Lu plusieurs récits de Lovecraft, dont L’Abomination de Dunwitch, avec un grand intérêt. Ce qui est admirable chez Lovecraft, c’est la constance presque obsessionnelle avec laquelle il a bâti son œuvre. Tous ses récits tendent à se rapprocher d’un modèle unique, on a l’impression de lire toujours la même chose : un universitaire de l’université de Mishkatonic, à Akhram, est mis au fait de phénomènes étranges. Il entre en relation avec des individus appartenant à la dernière couche de la population, paysans illettrés et consanguins, qui lui font entrevoir, à travers les limites de leur intellect et de leur langage, des réalités innommables. Au terme d’un parcours plus ou moins long, l’universitaire se trouve confronté à ces entités impies, dont le seul aspect suffirait à ôter la raison à n'importe qui. Lovecraft parsème son histoire de plusieurs noms évocateurs, toujours les mêmes, qui reviennent sous sa plume comme autant de formules rituelles : le hideux Necronomicon de l’Arabe dément Abdul al-Hazred, Cthulhu, Nyarlathotep, Yog-sothoth, Azathoth, Iä, Shub-Niggurath, le Bouc aux mille chevraux, etc. Et ce qui est délectable, paradoxalement, c’est le peu de cas qu’il fait de son lecteur. Il n’a aucun souci de créer une dynamique narrative divertissante ou d’abréger ses descriptions fantastiques, tout ce qui l’intéresse est de dérouler méthodiquement tous les éléments de son infâme univers.

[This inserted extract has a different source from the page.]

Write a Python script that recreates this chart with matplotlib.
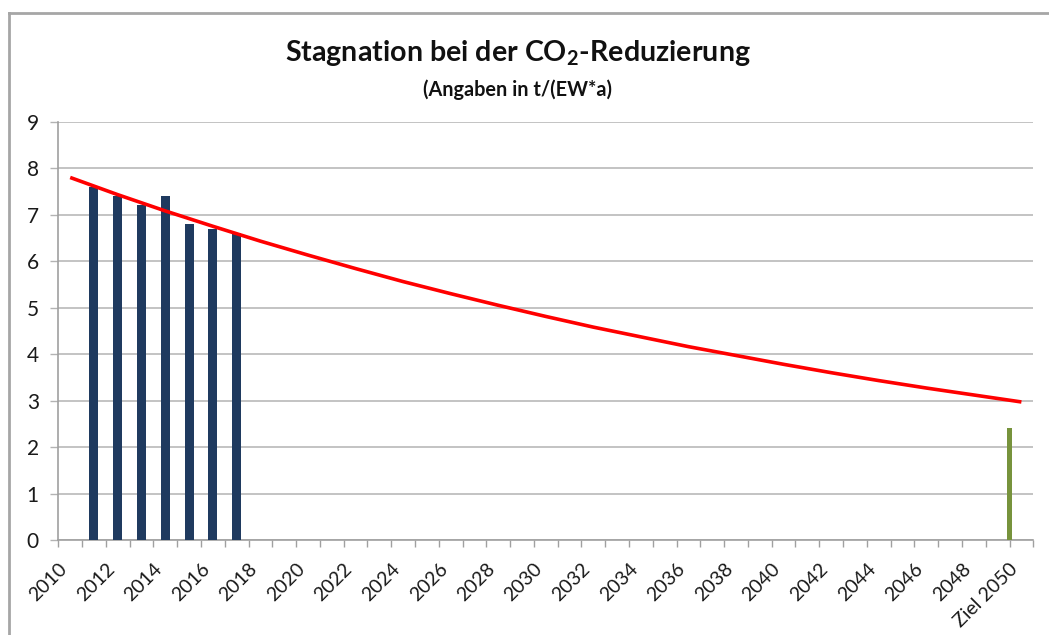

Pour apprécier Lovecraft, il faut bien saisir le moteur de son imaginaire et de son écriture : c’est la conviction que non seulement le monde, mais la vie elle-même est quelque chose d’effroyable, que seule notre ignorance nous protège de la folie, que si nous avions une connaissance suffisante et adéquate de l’essence de la réalité, nous ne pourrions pas résister à cette abjecte révélation. Son plus grand plaisir consiste à anéantir l’orgueil humain, à représenter ses congénères comme des créatures minuscules et impuissantes, cohabitant sans le savoir avec des entités immémoriales pour lesquelles l’histoire de notre race tout entière ne constitue qu’un bref et dérisoire épisode dans le cours des âges. Comme l’a fort justement écrit Houellebecq dans son essai consacré à Lovecraft, ses textes prouvent que pour produire de la bonne littérature fantastique, la haine envers ses semblables, le dégoût envers la vie et le monde sont des éléments plus efficaces que l’émerveillement et l’empathie.
Il ne faut point croire que l'homme soit le plus vieux ou le dernier des maîtres de la terre. Les Anciens ont été, les Anciens sont encore, les Anciens seront toujours. Non point dans les espaces connus de nous, mais entre ces espaces. Ils attendent en toute patience, en toute-puissance, car Ils règneront à nouveau ici-bas.